Anyway, eventually we made it back to Viking times, and we left the Time Machine and got into a new mode of transport which was to take us around Viking era York. This was rather like the cars on Nemesis at Alton Towers, but a bit slower and with less foot danglage. I was a little confused by this because the car appeared to be powered by electricity and I didn't think they had electricity in Viking era York. This clearly shows how badly educated I am! I can definitely state here and now, that having seen things with my own eyes, the Vikings did have electricity!

So the car took us on a little drive round the town centre, and I saw some blacksmithery and some cup-making and a man in a Viking-style toilet cubicle. We went up Coppergate, which in those days was a thriving shopping street. Much like it is now in fact except that they hadn't built The Coppergate Centre back then.

Eventually we found ourselves back in the present day. I'm not quite sure how this happened as we didn't get back in The Time Machine. Maybe I fell asleep for 1000 years or something. However it happened, I was home and relieved to have survived the experience relatively unscathed.

Overall, I found the experience slightly underwhelming, and slightly short at under 20 minutes (I will of course retract this comment if it turns out I was actually in there for 1000 years and twenty minutes). Possibly this is what happens when you've been waiting around 20 years to go somewhere. It's always going to be hard to meet the expectations that can build up over that length of time. But on the plus side, there were no queues.

Yorvik Viking Centre
Time spent in attraction: 18 minutes
Does it have a bar? No
Fun: 4/10
Suitable for a rainy day? Yes

3 comments:

Chip said...

Is it really spelt with a Y now, and not a J? The web link you provide would suggest not...

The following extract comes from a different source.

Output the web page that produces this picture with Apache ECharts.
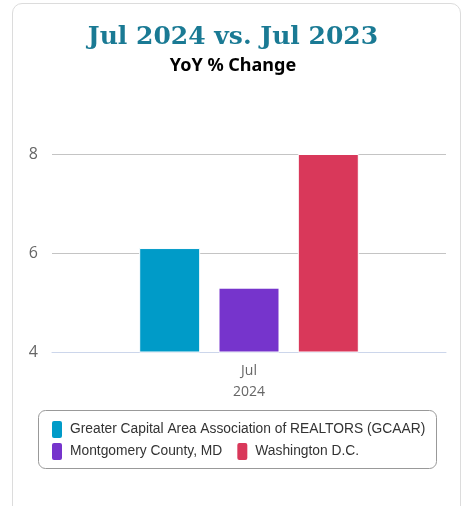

I think you should have personally expressed your dissatisfaction at the little man's unacceptable behaviour of not giving you a discount BY SHOUTING AT HIM, because they were giving them out like mad last Easter - I got half-price for four adults and a child with just the one card!

Lint said...

Sorry - the "Y" key has broken on my keyboard and so I can't type "Y" at the moment. I therefore used the nearest phonetic version of Yorvik. I know that it should really be spelt with a Y, but I can't do that at the moment - sorry for any confusion that this may have caused you.

There's a man coming round to fix it later. It'll be sorted before the next post.

**ahem**

Bertworld said...

Probably a little disappointing that you couldn't time travelto before you visited so that you felt that you weren't wasting your time.

I think you should have a VFM thing such as cost per hour!